Demand reduction must also be an integral part of the global response. The
need for demand reduction is obvious, since escalating drug use and abuse
continue to take a devastating toll on the health, welfare, safety,
security, and economic stability of all nations. In the United States,
illegal drugs kill 20,000 of our citizens and cost our society almost
seventy billion dollars every year. Changing patterns of drug abuse,
supply, and distribution compound the problem, at the same time as
international drug syndicates and gangs are carrying out ever more
ruthless, vigorous, and sophisticated marketing techniques and strategies.
The U.S. response has been a comprehensive, balanced, and coordinated
approach in which supply control and demand reduction reinforce each other.
Our demand reduction strategy integrates a broad spectrum of initiatives.
These include efforts to prevent the onset of use, intervention at
"critical decision points" in the lives of vulnerable populations to
prevent both first use and further use, and effective treatment programs
for the afflicted and addicted.

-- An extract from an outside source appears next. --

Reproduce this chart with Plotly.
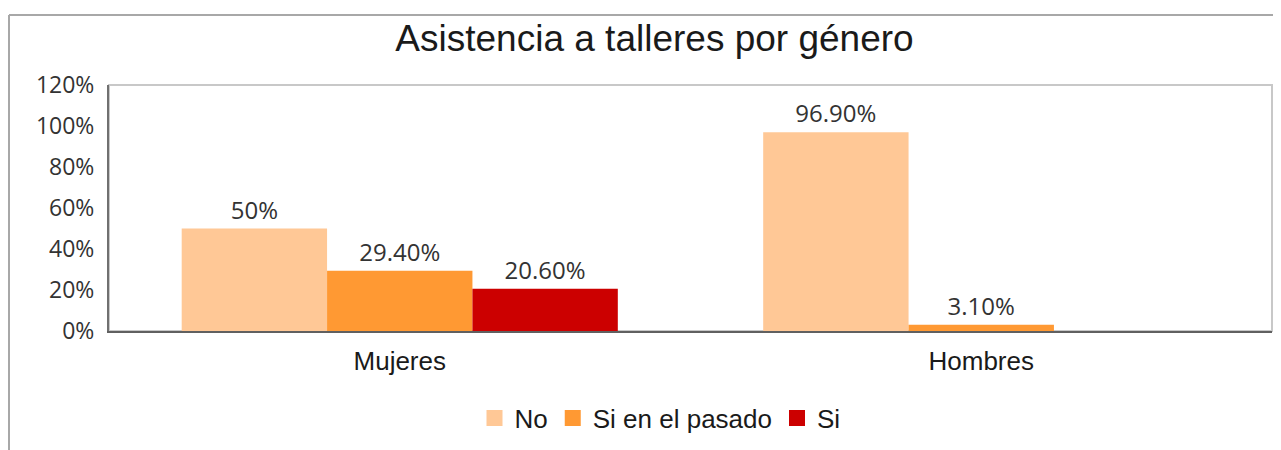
import plotly.graph_objects as go

categories = ["Mujeres", "Hombres"]
series_names = ["No", "Si en el pasado", "Si"]
values_no = [0.50, 0.969]
values_pasado = [0.294, 0.031]
values_si = [0.206, None]
labels_no = ["50%", "96.90%"]
labels_pasado = ["29.40%", "3.10%"]
labels_si = ["20.60%", ""]
colors = ["#FFC896", "#FF9933", "#CC0000"]
y_tickvals = [0, 0.2, 0.4, 0.6, 0.8, 1.0, 1.2]
y_ticktext = ["0%", "20%", "40%", "60%", "80%", "100%", "120%"]

fig = go.Figure()
for name, vals, labs, col in zip(series_names,
                                 [values_no, values_pasado, values_si],
                                 [labels_no, labels_pasado, labels_si],
                                 colors):
    fig.add_trace(go.Bar(
        x=categories, y=vals, name=name, marker_color=col,
        marker_line_width=0, showlegend=False, legendgroup=name,
        text=labs, textposition="outside", cliponaxis=False,
        textfont=dict(family="Open Sans", size=24, color="#333333"),
    ))
# legend entries with larger square swatches
for name, col in zip(series_names, colors):
    fig.add_trace(go.Scatter(
        x=[None], y=[None], mode="markers", name=name, legendgroup=name,
        marker=dict(symbol="square", size=17, color=col),
    ))

OFF = 8  # page body offset
W, H = 1281 - OFF, 450 - OFF
L, R, T = 109 - OFF, 9, 85 - OFF
B = H - (331 - OFF)
pw = W - L - R
ph = H - T - B

def px(x):
    return (x - OFF - L) / pw

def py(y):
    return 1 - (y - OFF - T) / ph

fig.update_layout(
    width=W, height=H,
    margin=dict(l=L, r=R, t=T, b=B),
    paper_bgcolor="white", plot_bgcolor="white",
    barmode="group", bargap=0.25, bargroupgap=0,
    title=dict(text="Asistencia a talleres por género",
               x=(654.5 - OFF) / W, xanchor="center", xref="container",
               y=1 - (38 - OFF) / H, yanchor="middle",
               font=dict(family="Liberation Sans", size=37, color="#1a1a1a")),
    legend=dict(orientation="h", x=px(660), xanchor="center",
                y=py(418), yanchor="middle",
                font=dict(family="Liberation Sans", size=26, color="#1a1a1a"),
                itemwidth=30, traceorder="normal", itemsizing="trace"),
    showlegend=True,
)
fig.update_yaxes(range=[0, 1.2], tickvals=y_tickvals, ticktext=y_ticktext,
                 showgrid=False, zeroline=False, showline=True,
                 linecolor="#707070", linewidth=2, ticks="",
                 ticklabelstandoff=8,
                 tickfont=dict(family="Open Sans", size=23, color="#333333"))
fig.update_xaxes(showgrid=False, showline=True, linecolor="#606060", linewidth=2,
                 ticks="", ticklabelstandoff=6,
                 tickfont=dict(family="Liberation Sans", size=26, color="#1a1a1a"))

# plot-area frame (light) and outer chart border (left/top)
fig.add_shape(type="rect", xref="paper", yref="paper", x0=0, x1=1, y0=0, y1=1,
              line=dict(color="#c8c8c8", width=2), layer="below")
fig.add_shape(type="line", xref="paper", yref="paper",
              x0=px(9), x1=px(9), y0=py(15), y1=py(460),
              line=dict(color="#a8a8a8", width=2))
fig.add_shape(type="line", xref="paper", yref="paper",
              x0=px(9), x1=px(1290), y0=py(15), y1=py(15),
              line=dict(color="#a8a8a8", width=2))

fig.write_html("out.html")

Other aspects encompass education and media
campaigns to increase public awareness of the deleterious consequences of
drug use/abuse and community coalition-building. Coalitions are necessary
in order to mobilize public and private social institutions, the faith
community, and law enforcement entities in targeted campaigns against
drugs. Our national strategy also provides for evaluations of the
effectiveness of these efforts and for research studies to find better ways
of reducing demand.
The results suggest that we are on the right path -- that of multilateral
cooperation. In the year ahead, we will build upon past gains by pressing
the drug trade at every point -- targeting drug syndicates, reducing drug
cultivation, destroying labs, disrupting the flow of the necessary
processing chemicals, interdicting large drug shipments, and attacking drug
money flows. Though we cannot neglect any stage in the process, we know
that we can inflict the most lasting damage at the crop cultivation and
financial operations stages. We have seen over the past year how
cooperative ventures can pay off in reducing drug crop cultivation. Now we
must strengthen these programs and beef up our collective efforts to obtain
comparable gains against the illegal drug conglomerates' financial
operations.
The international antidrug effort has too much at stake to give up any of
the precious gains we have made in the past few years. As one of the
countries most affected by illegal drugs, the United States will continue
to provide leadership and assistance to its partners in the global antidrug
effort. Yet ultimately the success of this effort will hinge not on any one
nation, but on the collective actions, commitment, and cooperation of the
other major drug-affected governments. The United States will help where we
can, but each government must muster the necessary political will to shield
its national sovereignty from drug corruption by enacting effective
anti-drug legislation and protecting its judicial, law enforcement, and
banking institutions. In democracies, the drug trade flourishes only when
it can divide the population and corrupt institutions. It cannot withstand
a concerted, sustained attack by a coalition of nations individually
committed to its annihilation. It is that precisely this kind of coalition
that can make a difference. The United Nations, the Organization of
American States, the European Union, and other multilateral organizations
must continue to be a part of the global response.